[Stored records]
_ _ _ _ _

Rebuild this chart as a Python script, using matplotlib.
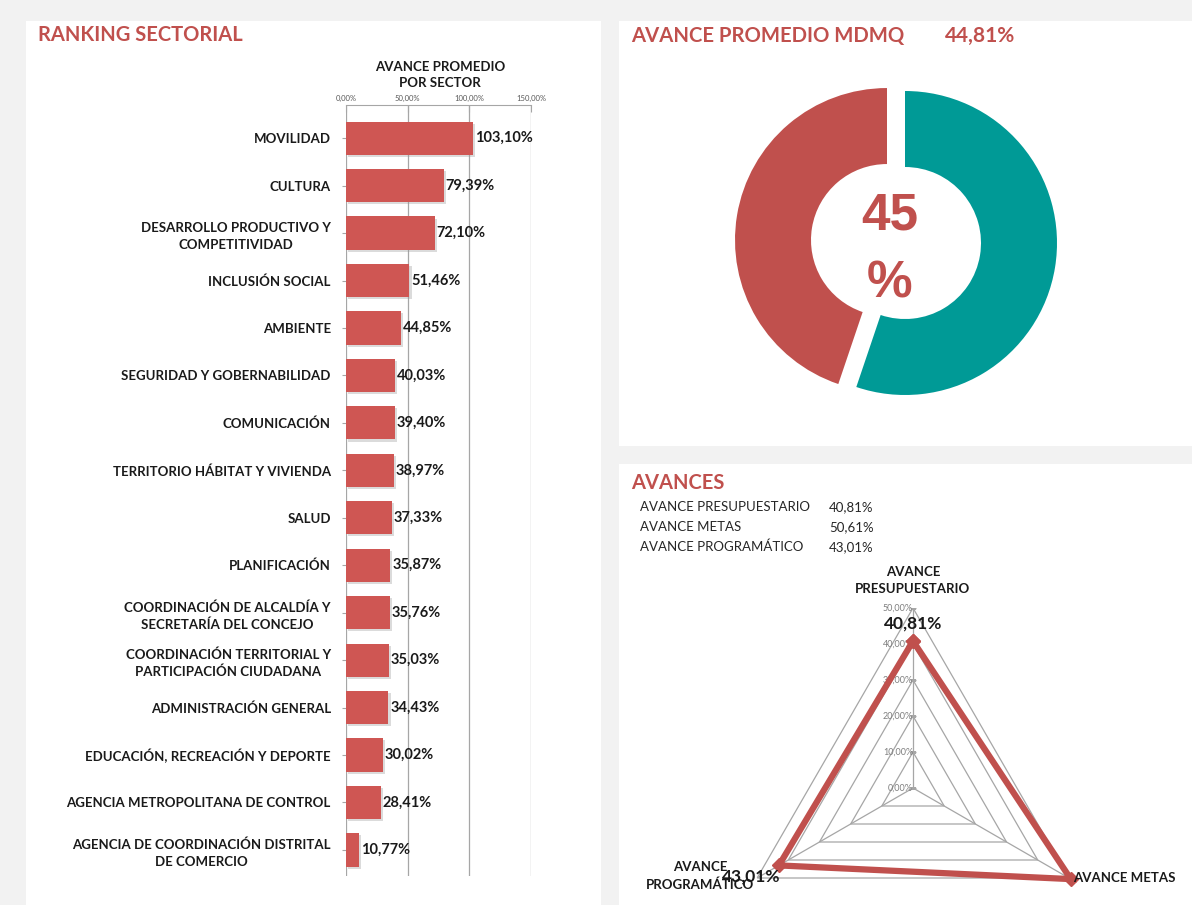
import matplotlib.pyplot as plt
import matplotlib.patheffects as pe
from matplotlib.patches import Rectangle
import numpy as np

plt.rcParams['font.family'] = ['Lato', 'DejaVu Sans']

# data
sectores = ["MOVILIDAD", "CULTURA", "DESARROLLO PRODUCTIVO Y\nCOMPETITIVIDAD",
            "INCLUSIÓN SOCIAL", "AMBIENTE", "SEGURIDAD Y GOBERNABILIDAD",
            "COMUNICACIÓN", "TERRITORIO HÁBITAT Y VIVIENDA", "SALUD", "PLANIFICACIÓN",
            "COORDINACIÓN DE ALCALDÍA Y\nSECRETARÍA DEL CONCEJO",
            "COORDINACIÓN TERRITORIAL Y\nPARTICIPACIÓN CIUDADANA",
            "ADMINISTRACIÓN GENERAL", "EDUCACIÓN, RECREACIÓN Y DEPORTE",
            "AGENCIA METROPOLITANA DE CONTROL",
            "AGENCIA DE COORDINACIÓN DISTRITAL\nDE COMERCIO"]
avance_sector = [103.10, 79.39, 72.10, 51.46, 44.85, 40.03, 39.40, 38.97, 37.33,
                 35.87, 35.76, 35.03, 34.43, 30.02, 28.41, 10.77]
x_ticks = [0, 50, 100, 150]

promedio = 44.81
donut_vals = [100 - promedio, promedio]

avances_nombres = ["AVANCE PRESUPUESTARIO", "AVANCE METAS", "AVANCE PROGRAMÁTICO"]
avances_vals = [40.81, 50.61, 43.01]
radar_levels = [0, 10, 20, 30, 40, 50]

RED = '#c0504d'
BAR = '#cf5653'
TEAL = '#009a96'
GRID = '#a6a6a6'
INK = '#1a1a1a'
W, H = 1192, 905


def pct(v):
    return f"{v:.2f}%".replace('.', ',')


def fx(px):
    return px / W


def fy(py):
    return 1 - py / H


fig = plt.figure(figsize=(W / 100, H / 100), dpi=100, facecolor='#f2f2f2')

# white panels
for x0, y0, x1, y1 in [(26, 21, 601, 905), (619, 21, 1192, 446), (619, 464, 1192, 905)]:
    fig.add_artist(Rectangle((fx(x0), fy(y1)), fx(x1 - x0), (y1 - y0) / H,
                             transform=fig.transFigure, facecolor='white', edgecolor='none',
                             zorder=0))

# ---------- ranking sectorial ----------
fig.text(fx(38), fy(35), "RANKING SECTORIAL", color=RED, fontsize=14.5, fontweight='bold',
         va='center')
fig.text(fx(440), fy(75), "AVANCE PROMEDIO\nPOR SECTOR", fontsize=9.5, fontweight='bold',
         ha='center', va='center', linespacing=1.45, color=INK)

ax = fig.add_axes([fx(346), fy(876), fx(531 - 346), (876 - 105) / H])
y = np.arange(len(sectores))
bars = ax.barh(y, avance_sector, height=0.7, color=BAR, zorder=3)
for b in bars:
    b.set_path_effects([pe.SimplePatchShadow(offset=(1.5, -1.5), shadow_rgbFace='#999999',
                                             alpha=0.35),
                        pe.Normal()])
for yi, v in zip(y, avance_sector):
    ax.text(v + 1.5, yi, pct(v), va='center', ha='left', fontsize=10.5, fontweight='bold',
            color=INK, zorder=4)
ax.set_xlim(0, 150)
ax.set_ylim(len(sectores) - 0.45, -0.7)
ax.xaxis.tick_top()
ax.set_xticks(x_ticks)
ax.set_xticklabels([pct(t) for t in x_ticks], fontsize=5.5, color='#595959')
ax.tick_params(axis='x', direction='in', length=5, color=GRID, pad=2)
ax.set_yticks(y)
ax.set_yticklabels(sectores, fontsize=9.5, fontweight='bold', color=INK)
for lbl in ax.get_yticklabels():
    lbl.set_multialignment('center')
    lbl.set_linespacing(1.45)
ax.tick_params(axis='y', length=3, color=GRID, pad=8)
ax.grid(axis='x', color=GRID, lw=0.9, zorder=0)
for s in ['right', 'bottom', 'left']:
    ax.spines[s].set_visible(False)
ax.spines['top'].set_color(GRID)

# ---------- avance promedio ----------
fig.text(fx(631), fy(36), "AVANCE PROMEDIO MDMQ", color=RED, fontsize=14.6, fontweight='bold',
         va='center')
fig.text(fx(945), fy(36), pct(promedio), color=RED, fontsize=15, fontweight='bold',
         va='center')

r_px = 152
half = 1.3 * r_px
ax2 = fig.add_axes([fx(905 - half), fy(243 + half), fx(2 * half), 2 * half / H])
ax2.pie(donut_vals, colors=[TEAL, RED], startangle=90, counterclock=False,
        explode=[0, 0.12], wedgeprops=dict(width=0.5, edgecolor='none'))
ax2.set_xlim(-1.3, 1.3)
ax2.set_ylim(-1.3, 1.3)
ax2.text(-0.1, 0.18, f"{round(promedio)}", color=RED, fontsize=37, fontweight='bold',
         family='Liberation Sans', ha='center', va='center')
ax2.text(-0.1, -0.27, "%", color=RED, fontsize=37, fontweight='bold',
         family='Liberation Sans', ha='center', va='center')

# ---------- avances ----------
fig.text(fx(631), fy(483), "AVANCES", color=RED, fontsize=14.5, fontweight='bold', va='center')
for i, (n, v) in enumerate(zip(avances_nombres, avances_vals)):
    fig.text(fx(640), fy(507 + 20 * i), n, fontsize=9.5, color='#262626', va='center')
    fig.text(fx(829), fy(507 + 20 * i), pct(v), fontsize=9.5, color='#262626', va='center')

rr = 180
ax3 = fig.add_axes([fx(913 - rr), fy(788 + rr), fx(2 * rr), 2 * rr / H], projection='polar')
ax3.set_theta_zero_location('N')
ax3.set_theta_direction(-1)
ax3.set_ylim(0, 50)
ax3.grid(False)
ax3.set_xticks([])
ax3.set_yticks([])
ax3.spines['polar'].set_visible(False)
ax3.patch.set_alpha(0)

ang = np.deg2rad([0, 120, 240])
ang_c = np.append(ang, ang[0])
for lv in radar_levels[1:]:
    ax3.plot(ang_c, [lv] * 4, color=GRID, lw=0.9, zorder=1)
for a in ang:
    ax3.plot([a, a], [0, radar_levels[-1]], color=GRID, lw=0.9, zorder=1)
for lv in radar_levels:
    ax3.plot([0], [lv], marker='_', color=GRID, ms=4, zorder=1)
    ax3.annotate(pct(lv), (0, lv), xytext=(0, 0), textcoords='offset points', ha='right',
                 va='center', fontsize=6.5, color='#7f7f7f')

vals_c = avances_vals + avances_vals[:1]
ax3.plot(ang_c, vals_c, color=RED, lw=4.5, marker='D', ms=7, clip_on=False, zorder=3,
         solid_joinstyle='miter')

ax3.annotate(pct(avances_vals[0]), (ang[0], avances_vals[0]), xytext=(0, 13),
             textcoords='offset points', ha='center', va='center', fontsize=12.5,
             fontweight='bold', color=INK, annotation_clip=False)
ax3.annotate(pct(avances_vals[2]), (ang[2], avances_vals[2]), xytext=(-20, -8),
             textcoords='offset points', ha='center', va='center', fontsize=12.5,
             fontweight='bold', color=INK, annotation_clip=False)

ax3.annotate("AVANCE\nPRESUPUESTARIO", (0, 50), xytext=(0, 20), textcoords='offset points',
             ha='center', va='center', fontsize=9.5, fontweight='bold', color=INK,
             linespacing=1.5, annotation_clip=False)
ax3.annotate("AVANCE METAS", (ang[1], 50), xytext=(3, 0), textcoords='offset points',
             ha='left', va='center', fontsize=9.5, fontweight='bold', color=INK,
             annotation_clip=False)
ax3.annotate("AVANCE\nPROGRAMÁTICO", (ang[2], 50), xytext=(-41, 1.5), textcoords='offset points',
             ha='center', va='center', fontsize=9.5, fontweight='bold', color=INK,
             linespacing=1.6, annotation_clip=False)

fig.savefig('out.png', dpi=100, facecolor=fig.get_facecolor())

_ _ _ _ _

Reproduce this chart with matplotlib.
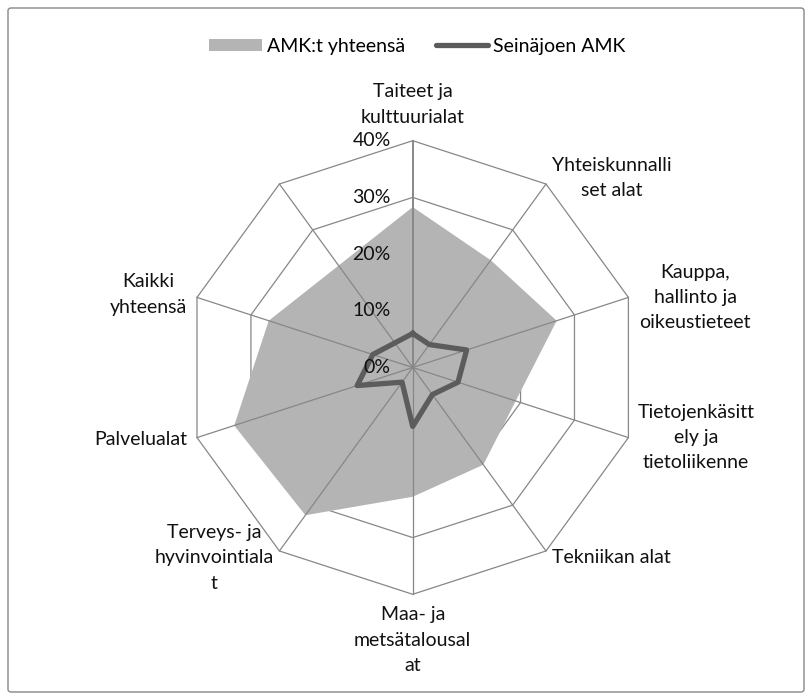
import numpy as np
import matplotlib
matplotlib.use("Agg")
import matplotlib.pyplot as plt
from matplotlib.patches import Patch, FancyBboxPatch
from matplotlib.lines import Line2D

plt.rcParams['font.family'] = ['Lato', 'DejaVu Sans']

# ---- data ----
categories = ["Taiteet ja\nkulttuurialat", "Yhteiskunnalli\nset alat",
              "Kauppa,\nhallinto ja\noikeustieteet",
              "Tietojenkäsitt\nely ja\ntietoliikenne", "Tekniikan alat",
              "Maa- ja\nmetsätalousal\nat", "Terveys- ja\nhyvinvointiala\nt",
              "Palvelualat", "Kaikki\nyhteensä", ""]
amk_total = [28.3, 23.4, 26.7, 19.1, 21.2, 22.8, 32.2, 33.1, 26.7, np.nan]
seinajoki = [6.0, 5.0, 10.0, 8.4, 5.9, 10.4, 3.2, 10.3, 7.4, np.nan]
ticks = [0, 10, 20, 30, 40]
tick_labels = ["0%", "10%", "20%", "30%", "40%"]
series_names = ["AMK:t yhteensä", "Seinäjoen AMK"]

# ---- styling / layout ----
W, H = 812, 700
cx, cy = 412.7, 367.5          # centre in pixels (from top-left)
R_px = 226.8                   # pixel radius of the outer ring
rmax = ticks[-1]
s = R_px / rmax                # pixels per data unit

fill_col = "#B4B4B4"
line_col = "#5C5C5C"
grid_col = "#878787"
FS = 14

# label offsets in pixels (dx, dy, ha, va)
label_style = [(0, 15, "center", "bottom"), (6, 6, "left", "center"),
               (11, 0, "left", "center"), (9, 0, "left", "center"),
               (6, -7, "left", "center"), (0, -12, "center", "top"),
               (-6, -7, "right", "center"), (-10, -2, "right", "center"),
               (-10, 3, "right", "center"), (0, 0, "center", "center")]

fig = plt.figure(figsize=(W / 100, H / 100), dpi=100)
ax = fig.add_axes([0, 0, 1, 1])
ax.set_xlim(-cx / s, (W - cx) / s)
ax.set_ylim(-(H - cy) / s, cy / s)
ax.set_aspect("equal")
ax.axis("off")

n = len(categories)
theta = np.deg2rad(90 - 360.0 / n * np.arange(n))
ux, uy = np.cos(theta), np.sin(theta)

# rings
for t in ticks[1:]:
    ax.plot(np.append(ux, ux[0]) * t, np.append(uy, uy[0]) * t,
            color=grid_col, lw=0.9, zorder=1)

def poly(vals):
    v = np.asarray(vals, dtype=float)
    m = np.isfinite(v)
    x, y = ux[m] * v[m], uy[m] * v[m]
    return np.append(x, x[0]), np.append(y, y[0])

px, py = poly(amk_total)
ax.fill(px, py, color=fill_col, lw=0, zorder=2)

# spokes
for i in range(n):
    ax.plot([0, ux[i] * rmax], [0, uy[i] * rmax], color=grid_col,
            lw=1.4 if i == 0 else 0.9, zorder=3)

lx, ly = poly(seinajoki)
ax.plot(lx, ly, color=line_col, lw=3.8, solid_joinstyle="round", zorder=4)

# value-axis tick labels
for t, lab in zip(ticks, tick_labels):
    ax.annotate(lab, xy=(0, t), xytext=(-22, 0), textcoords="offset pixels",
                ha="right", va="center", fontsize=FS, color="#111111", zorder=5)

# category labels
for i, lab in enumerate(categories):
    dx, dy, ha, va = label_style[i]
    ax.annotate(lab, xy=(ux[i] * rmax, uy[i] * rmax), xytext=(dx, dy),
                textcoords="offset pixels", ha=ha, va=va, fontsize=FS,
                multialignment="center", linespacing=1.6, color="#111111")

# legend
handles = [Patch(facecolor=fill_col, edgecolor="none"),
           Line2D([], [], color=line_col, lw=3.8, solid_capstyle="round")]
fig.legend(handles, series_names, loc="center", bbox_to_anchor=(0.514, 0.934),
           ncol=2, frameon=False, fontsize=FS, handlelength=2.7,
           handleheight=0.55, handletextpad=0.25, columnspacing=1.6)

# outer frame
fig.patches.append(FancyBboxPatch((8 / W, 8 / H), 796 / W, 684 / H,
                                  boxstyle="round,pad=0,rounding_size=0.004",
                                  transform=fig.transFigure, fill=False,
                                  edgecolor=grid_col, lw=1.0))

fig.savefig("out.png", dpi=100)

_ _ _ _ _

Determine how many lines contain the word "chart" and reply with that number alone.

2